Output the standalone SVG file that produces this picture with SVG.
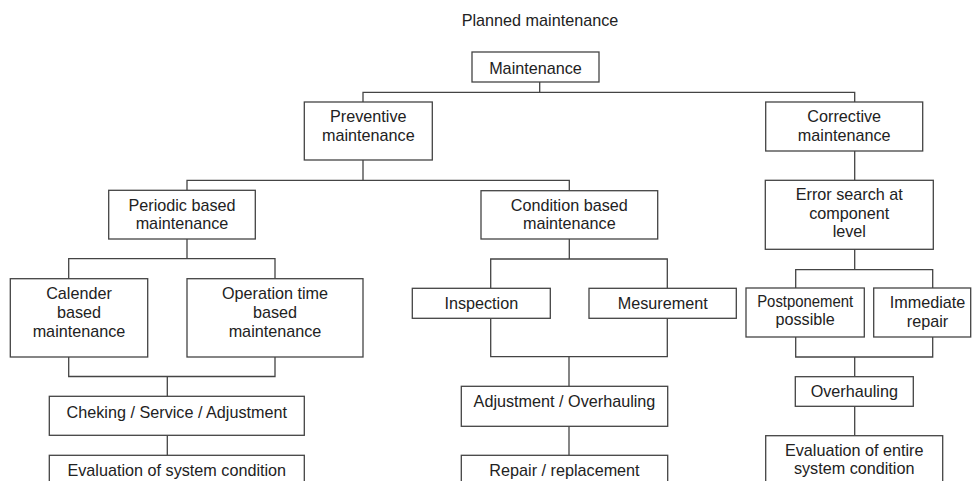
<svg xmlns="http://www.w3.org/2000/svg" width="973" height="481" viewBox="0 0 973 481">
<style>
.b{fill:#fff;stroke:#444;stroke-width:1.3}
.c{fill:none;stroke:#444;stroke-width:1.3}
text{font-family:"Liberation Sans",Arial,sans-serif;font-size:16.2px;fill:#222;text-anchor:middle}
</style>
<rect width="973" height="481" fill="#fff"/>
<text x="540" y="25.5">Planned maintenance</text>
<g id="connectors">
<path class="c" d="M539.7,82V92.3M363,102V92.3H854.7V102"/>
<path class="c" d="M363,160V180.3M187,190.3V180.3H569.3V190.7"/>
<path class="c" d="M854.7,151V180.3"/>
<path class="c" d="M187,239V258.7M68.7,278.7V258.7H275V278.7"/>
<path class="c" d="M68.7,357V376.5H275V357M167.3,376.5V396.3"/>
<path class="c" d="M167.3,435.3V455.3"/>
<path class="c" d="M569.3,239V259M490.7,288.3V259H667.3V288.3"/>
<path class="c" d="M490.7,318.3V356.7H667.3V318.3M569,356.7V386.3"/>
<path class="c" d="M569,426.3V455.3"/>
<path class="c" d="M854.7,249.3V269.7M795.7,288V269.7H932.7V288"/>
<path class="c" d="M795.7,337V357H932.7V337M854.7,357V376.7"/>
<path class="c" d="M854.7,406.3V435.7"/>
</g>
<g id="maintenance"><rect class="b" x="472" y="52" width="127" height="30"/><text x="535.5" y="73.5">Maintenance</text></g>
<g id="preventive"><rect class="b" x="304.3" y="102" width="128" height="58"/><text x="368.3" y="122.3">Preventive</text><text x="368.3" y="141">maintenance</text></g>
<g id="corrective"><rect class="b" x="765.7" y="102" width="157" height="49"/><text x="844.2" y="122.3">Corrective</text><text x="844.2" y="141">maintenance</text></g>
<g id="periodic"><rect class="b" x="108.7" y="190.3" width="146.6" height="48.7"/><text x="182" y="210.7">Periodic based</text><text x="182" y="229.3">maintenance</text></g>
<g id="condition"><rect class="b" x="481" y="190.7" width="176.7" height="48.3"/><text x="569.3" y="210.7">Condition based</text><text x="569.3" y="229.3">maintenance</text></g>
<g id="error"><rect class="b" x="765.3" y="180.3" width="168" height="69"/><text x="849.3" y="200">Error search at</text><text x="849.3" y="218.7">component</text><text x="849.3" y="237.3">level</text></g>
<g id="calender"><rect class="b" x="10.3" y="278.7" width="137.4" height="78.3"/><text x="79" y="299">Calender</text><text x="79" y="317.7">based</text><text x="79" y="336.7">maintenance</text></g>
<g id="operation"><rect class="b" x="187" y="278.7" width="176" height="78.3"/><text x="275" y="299">Operation time</text><text x="275" y="317.7">based</text><text x="275" y="336.7">maintenance</text></g>
<g id="inspection"><rect class="b" x="412.3" y="288.3" width="138" height="30"/><text x="481.3" y="309">Inspection</text></g>
<g id="mesurement"><rect class="b" x="589" y="288.3" width="147.3" height="30"/><text x="662.7" y="309">Mesurement</text></g>
<g id="postponement"><rect class="b" x="746" y="288" width="118.3" height="49"/><text x="805.2" y="306.7" textLength="96" lengthAdjust="spacingAndGlyphs">Postponement</text><text x="805.2" y="325">possible</text></g>
<g id="immediate"><rect class="b" x="873.7" y="288" width="97" height="49"/><text x="927.5" y="308.3">Immediate</text><text x="927.5" y="326.7">repair</text></g>
<g id="checking"><rect class="b" x="49.3" y="396.3" width="255" height="39"/><text x="176.8" y="417.7">Cheking / Service / Adjustment</text></g>
<g id="evaluation-system"><rect class="b" x="49.3" y="455.3" width="255" height="40"/><text x="176.8" y="475.7">Evaluation of system condition</text></g>
<g id="adjustment"><rect class="b" x="461.3" y="386.3" width="206.4" height="40"/><text x="564.5" y="406.7">Adjustment / Overhauling</text></g>
<g id="repair"><rect class="b" x="461.3" y="455.3" width="206.4" height="40"/><text x="564.5" y="475.7">Repair / replacement</text></g>
<g id="overhauling"><rect class="b" x="795.3" y="376.7" width="118" height="29.6"/><text x="854.3" y="396.7">Overhauling</text></g>
<g id="evaluation-entire"><rect class="b" x="765.7" y="435.7" width="177" height="55"/><text x="854.2" y="455.7">Evaluation of entire</text><text x="854.2" y="474">system condition</text></g>
</svg>
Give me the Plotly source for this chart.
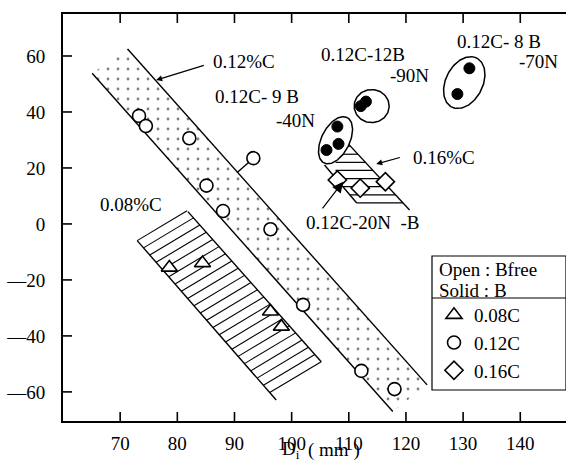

Task goal —
Transcribe the records above verbatim. Do not carry over any picture.

The response —
Output the standalone SVG file that produces this picture with SVG.
<svg xmlns="http://www.w3.org/2000/svg" width="973" height="481" viewBox="0 0 973 481">
<style>
.b{fill:#fff;stroke:#444;stroke-width:1.3}
.c{fill:none;stroke:#444;stroke-width:1.3}
text{font-family:"Liberation Sans",Arial,sans-serif;font-size:16.2px;fill:#222;text-anchor:middle}
</style>
<rect width="973" height="481" fill="#fff"/>
<text x="540" y="25.5">Planned maintenance</text>
<g id="connectors">
<path class="c" d="M539.7,82V92.3M363,102V92.3H854.7V102"/>
<path class="c" d="M363,160V180.3M187,190.3V180.3H569.3V190.7"/>
<path class="c" d="M854.7,151V180.3"/>
<path class="c" d="M187,239V258.7M68.7,278.7V258.7H275V278.7"/>
<path class="c" d="M68.7,357V376.5H275V357M167.3,376.5V396.3"/>
<path class="c" d="M167.3,435.3V455.3"/>
<path class="c" d="M569.3,239V259M490.7,288.3V259H667.3V288.3"/>
<path class="c" d="M490.7,318.3V356.7H667.3V318.3M569,356.7V386.3"/>
<path class="c" d="M569,426.3V455.3"/>
<path class="c" d="M854.7,249.3V269.7M795.7,288V269.7H932.7V288"/>
<path class="c" d="M795.7,337V357H932.7V337M854.7,357V376.7"/>
<path class="c" d="M854.7,406.3V435.7"/>
</g>
<g id="maintenance"><rect class="b" x="472" y="52" width="127" height="30"/><text x="535.5" y="73.5">Maintenance</text></g>
<g id="preventive"><rect class="b" x="304.3" y="102" width="128" height="58"/><text x="368.3" y="122.3">Preventive</text><text x="368.3" y="141">maintenance</text></g>
<g id="corrective"><rect class="b" x="765.7" y="102" width="157" height="49"/><text x="844.2" y="122.3">Corrective</text><text x="844.2" y="141">maintenance</text></g>
<g id="periodic"><rect class="b" x="108.7" y="190.3" width="146.6" height="48.7"/><text x="182" y="210.7">Periodic based</text><text x="182" y="229.3">maintenance</text></g>
<g id="condition"><rect class="b" x="481" y="190.7" width="176.7" height="48.3"/><text x="569.3" y="210.7">Condition based</text><text x="569.3" y="229.3">maintenance</text></g>
<g id="error"><rect class="b" x="765.3" y="180.3" width="168" height="69"/><text x="849.3" y="200">Error search at</text><text x="849.3" y="218.7">component</text><text x="849.3" y="237.3">level</text></g>
<g id="calender"><rect class="b" x="10.3" y="278.7" width="137.4" height="78.3"/><text x="79" y="299">Calender</text><text x="79" y="317.7">based</text><text x="79" y="336.7">maintenance</text></g>
<g id="operation"><rect class="b" x="187" y="278.7" width="176" height="78.3"/><text x="275" y="299">Operation time</text><text x="275" y="317.7">based</text><text x="275" y="336.7">maintenance</text></g>
<g id="inspection"><rect class="b" x="412.3" y="288.3" width="138" height="30"/><text x="481.3" y="309">Inspection</text></g>
<g id="mesurement"><rect class="b" x="589" y="288.3" width="147.3" height="30"/><text x="662.7" y="309">Mesurement</text></g>
<g id="postponement"><rect class="b" x="746" y="288" width="118.3" height="49"/><text x="805.2" y="306.7" textLength="96" lengthAdjust="spacingAndGlyphs">Postponement</text><text x="805.2" y="325">possible</text></g>
<g id="immediate"><rect class="b" x="873.7" y="288" width="97" height="49"/><text x="927.5" y="308.3">Immediate</text><text x="927.5" y="326.7">repair</text></g>
<g id="checking"><rect class="b" x="49.3" y="396.3" width="255" height="39"/><text x="176.8" y="417.7">Cheking / Service / Adjustment</text></g>
<g id="evaluation-system"><rect class="b" x="49.3" y="455.3" width="255" height="40"/><text x="176.8" y="475.7">Evaluation of system condition</text></g>
<g id="adjustment"><rect class="b" x="461.3" y="386.3" width="206.4" height="40"/><text x="564.5" y="406.7">Adjustment / Overhauling</text></g>
<g id="repair"><rect class="b" x="461.3" y="455.3" width="206.4" height="40"/><text x="564.5" y="475.7">Repair / replacement</text></g>
<g id="overhauling"><rect class="b" x="795.3" y="376.7" width="118" height="29.6"/><text x="854.3" y="396.7">Overhauling</text></g>
<g id="evaluation-entire"><rect class="b" x="765.7" y="435.7" width="177" height="55"/><text x="854.2" y="455.7">Evaluation of entire</text><text x="854.2" y="474">system condition</text></g>
</svg>
Give me the Plotly source for this chart.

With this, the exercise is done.